Gudas believes that comfort with digital media needs to start at the top. “I think it starts with us as leaders in an organization. I find it frustrating when people say, ‘Oh, I don’t know technology. I leave it to my kid.’ It’s up to us. It’s like nails on a blackboard for me now...if we’re not using it and curating the information and pushing that effort in trend spotting for the organization...”

Tobe’s Moellering said the digital movement is having an enormous impact on the company’s trend spotting. “I suspected runway coverage would be most impacted. The expectation around runway coverage in a digital era is that it’s free. It really has forced us to look internally at what we’re offering to our clients and to decide what is of value.”

Moellering finds there’s so much available because of blogs and sources such as Style.com that are free. “What’s interesting to me was to hear how many top senior executives saying, ‘I get all of my runway coverage on Twitter.’”

Moellering said she’ll always argue that there’s tremendous value in Tobe and in its editorial and point of view about the runway. “But the timeliness about it starts to shift, and where along that timeline do we provide a viewpoint that’s of value?” One area that Tobe is not willing to abandon is the physical printed piece. “It’s not been something I’ve been willing to do...yet. Perhaps at a later date. I’m not there yet. Some of it is in respect to our clients. We deal with very senior decision makers, many of whom tell me they like to have a physical report. I hear over and over again, ‘I put it in my bag and read it on the plane.’”

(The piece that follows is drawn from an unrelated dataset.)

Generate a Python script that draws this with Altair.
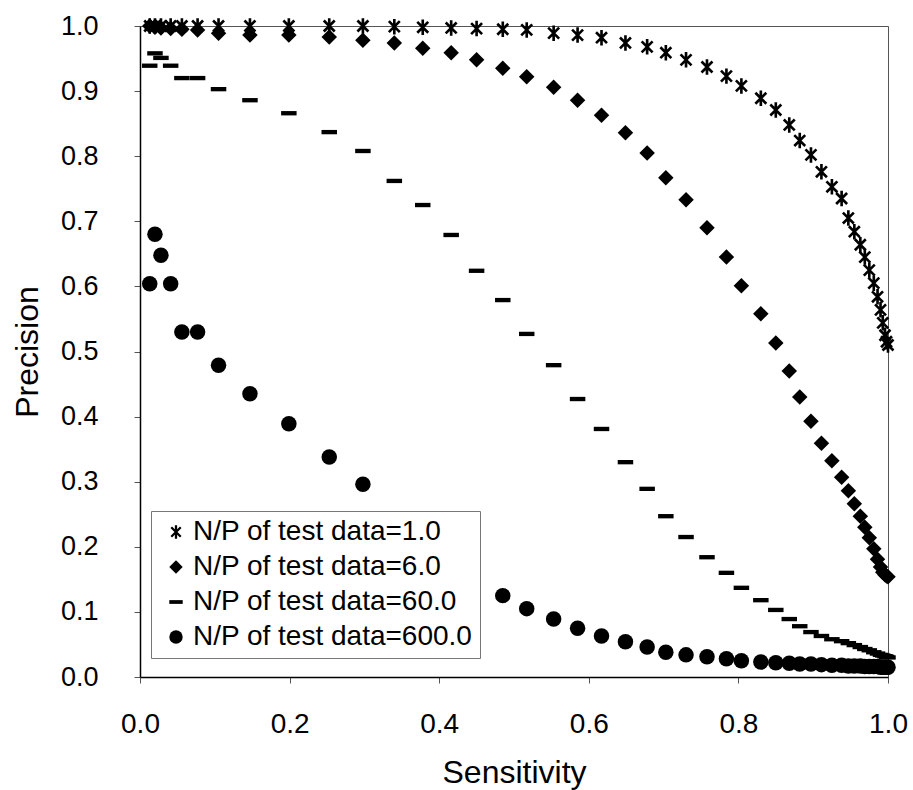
import altair as alt
import pandas as pd

# Common sensitivity grid shared by all four series
sensitivity = [0.013, 0.020, 0.028, 0.041, 0.056, 0.077, 0.105, 0.147, 0.199, 0.253,
               0.298, 0.340, 0.378, 0.416, 0.450, 0.485, 0.517, 0.553, 0.585, 0.617,
               0.649, 0.678, 0.703, 0.730, 0.758, 0.784, 0.804, 0.830, 0.850, 0.868,
               0.882, 0.897, 0.911, 0.925, 0.938, 0.947, 0.955, 0.963, 0.969, 0.975,
               0.981, 0.986, 0.990, 0.993, 0.996, 0.998, 1.000]

precision_np1 = [1.0, 1.0, 1.0, 1.0, 1.0, 1.0, 1.0, 1.0, 1.0, 1.0,
                 1.0, 0.999, 0.998, 0.997, 0.996, 0.995, 0.994, 0.989, 0.986, 0.982,
                 0.974, 0.968, 0.959, 0.948, 0.937, 0.923, 0.908, 0.889, 0.871, 0.848,
                 0.824, 0.802, 0.776, 0.753, 0.735, 0.705, 0.684, 0.664, 0.645, 0.625,
                 0.605, 0.584, 0.564, 0.544, 0.525, 0.515, 0.510]

precision_np6 = [1.0, 0.998, 0.997, 0.996, 0.995, 0.994, 0.989, 0.986, 0.986, 0.983,
                 0.978, 0.974, 0.966, 0.959, 0.948, 0.935, 0.922, 0.906, 0.886, 0.863,
                 0.836, 0.805, 0.767, 0.733, 0.690, 0.645, 0.601, 0.558, 0.513, 0.470,
                 0.430, 0.393, 0.359, 0.332, 0.307, 0.286, 0.266, 0.247, 0.230, 0.214,
                 0.197, 0.181, 0.169, 0.161, 0.157, 0.155, 0.154]

precision_np60 = [0.939, 0.958, 0.951, 0.939, 0.920, 0.920, 0.903, 0.886, 0.866, 0.837,
                  0.808, 0.762, 0.725, 0.679, 0.624, 0.579, 0.527, 0.479, 0.427, 0.381,
                  0.330, 0.289, 0.247, 0.215, 0.184, 0.160, 0.137, 0.118, 0.103, 0.089,
                  0.078, 0.069, 0.063, 0.058, 0.055, 0.052, 0.049, 0.046, 0.043, 0.041,
                  0.038, 0.036, 0.034, 0.033, 0.032, 0.031, 0.030]

# points hidden behind the legend box are left out (None)
precision_np600 = [0.604, 0.680, 0.648, 0.604, 0.530, 0.530, 0.479, 0.435, 0.389, 0.338,
                   0.296, None, None, None, None, 0.125, 0.105, 0.089, 0.075, 0.063,
                   0.054, 0.046, 0.038, 0.034, 0.031, 0.028, 0.025, 0.023, 0.022, 0.021,
                   0.020, 0.020, 0.019, 0.018, 0.018, 0.017, 0.017, 0.017, 0.016, 0.016,
                   0.016, 0.016, 0.015, 0.015, 0.015, 0.015, 0.015]

series_labels = ["N/P of test data=1.0", "N/P of test data=6.0",
                 "N/P of test data=60.0", "N/P of test data=600.0"]

y_ticks = [0.0, 0.1, 0.2, 0.3, 0.4, 0.5, 0.6, 0.7, 0.8, 0.9, 1.0]
x_ticks = [0.0, 0.2, 0.4, 0.6, 0.8, 1.0]

rows = []
for label, values in zip(series_labels,
                         [precision_np1, precision_np6, precision_np60, precision_np600]):
    for s, p in zip(sensitivity, values):
        if p is not None:
            rows.append({"Sensitivity": s, "Precision": p, "series": label})
df = pd.DataFrame(rows)

# filled asterisk: a vertical bar plus two diagonal bars (same winding)
ASTERISK = ("M-0.17,-1L0.17,-1L0.17,1L-0.17,1Z"
            "M0.587,0.827L-0.827,-0.587L-0.587,-0.827L0.827,0.587Z"
            "M0.827,-0.587L-0.587,0.827L-0.827,0.587L0.587,-0.827Z")
DASH = "M-1,-0.28L1,-0.28L1,0.28L-1,0.28Z"

FONT = "Liberation Sans"

chart = alt.Chart(df).mark_point(filled=True, opacity=1, size=240, color="black").encode(
    x=alt.X("Sensitivity:Q",
            scale=alt.Scale(domain=[0, 1], nice=False, zero=False),
            axis=alt.Axis(values=x_ticks, format=".1f", labelFontSize=28,
                          labelFlush=False, labelPadding=27, titlePadding=19,
                          titleFontSize=32),
            title="Sensitivity"),
    y=alt.Y("Precision:Q",
            scale=alt.Scale(domain=[0, 1], nice=False),
            axis=alt.Axis(values=y_ticks, format=".1f", labelFontSize=27,
                          labelFlush=False, labelPadding=36, titlePadding=16,
                          titleFontSize=32),
            title="Precision"),
    shape=alt.Shape("series:N",
                    scale=alt.Scale(domain=series_labels,
                                    range=[ASTERISK, "diamond", DASH, "circle"]),
                    legend=alt.Legend(orient="none", legendX=11, legendY=485,
                                      title=None, fillColor="white",
                                      strokeColor="#777", padding=7,
                                      labelFont=FONT, labelFontSize=28,
                                      labelColor="black", labelLimit=400,
                                      symbolSize=180, symbolFillColor="black",
                                      symbolStrokeWidth=0,
                                      symbolOffset=4, labelOffset=3,
                                      rowPadding=7)),
).properties(
    width=748, height=651,
    padding={"left": 140, "top": 26, "right": 25, "bottom": 113},
    autosize=alt.AutoSizeParams(type="none"),
).configure_view(
    stroke="#555", strokeWidth=1
).configure_axis(
    grid=False, domainColor="black", domainWidth=1.5,
    tickColor="#555", tickSize=6,
    labelFont=FONT, labelColor="black",
    titleFont=FONT, titleColor="black", titleFontWeight="normal",
)

chart.save("out.html", embed_options={"renderer": "svg", "actions": False})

WSL’s Liebmann said it’s important for a brand to figure out if they have the right people in place, who even know the right questions to ask. She said the consumer today wants to shop when she wants, where she wants and how she wants. “So you have to give me all the choices. Sometimes I’m in the store, sometimes I’m on my iPad, sometimes I’m on my phone and friends tweet me about something,” she said.  She predicts none of the channels will go away. “It’s all sliced and diced differently from the shoppers’ viewpoint,” said Liebmann.

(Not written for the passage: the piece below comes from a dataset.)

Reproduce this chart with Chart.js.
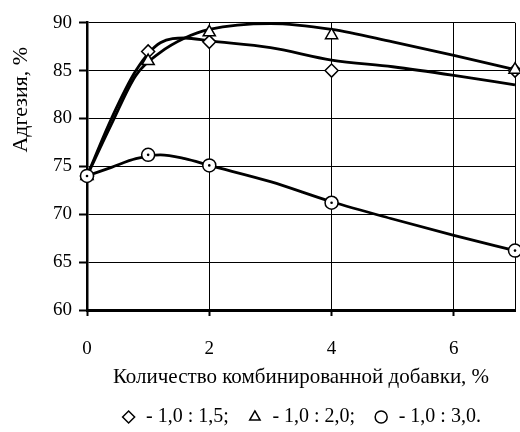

As a commercial realtor, Pomerantz said the key question is, how does a luxury brand maintain the exclusivity when there are so many channels? “You’re seeing Louis Vuitton opening all these stores all over the place, and people are calling it ‘mass luxury.’ In the long run, how does that impact a luxury brand if they open multiple channels?” asked Pomerantz. She said it’s not just at the highest level malls, but B, C and D-level ones.

Liebmann added that the country already has too many of the same stores, and when digital comes into the picture, it feels like even more. “The issue that’s a challenge is the notion of the sameness, of no sense of specialness. It’s a huge issue. It just gets magnified. It’s like retailing on 4G. For high end, luxury, where it’s all about scarcity and more precious experience, it becomes a big issue.”

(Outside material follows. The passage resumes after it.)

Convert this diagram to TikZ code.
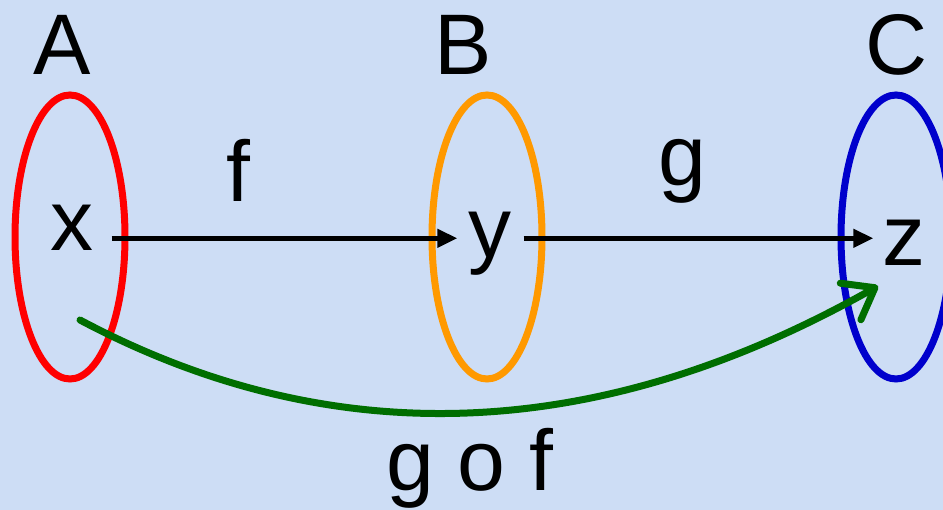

Turning to global business and recruitment needs, Gudas believes there’s a lack of talent in the fashion and retail industry, especially strong merchandising and creative talent. “We’re not incubating a lot of young talent in the right way. We’ve got to bring that talent up. There’s a lot of uncertainty in the market and a lack of a formalized training,” she said. She noted that she’s getting more searches in the BRIC countries, as well as the Middle East. “It’s forcing us to look at more multilingual skill sets. We’re also in the relocation business now. Talent has to be able to relocate.”

She said Fast Retailing for example, sends people to train in Japan for six months before placing them in another location.

Pomerantz currently has two clients from the Middle East who control multiple brands and have stores there. They have European brands too, and they want to open in the U.S. How did they get to Pomerantz? One found her on the Internet.  “They want to do 100 stores in the next three years. That’s huge. That’s something you can’t do one by one. Or you’ll still be sitting here three years from now,” she said.

As a forecaster, Moellering said globalization is very interesting, and technology has been a great motor and engine for it. “But I think the future is moving toward customization. I think we all have business models that will succeed when we trade with customization.”

“You hear words like curate, customize, bespoke. You need to use enabling technologies to be able to do that for the customer. That’s the challenge of retailers today,” said Gudas.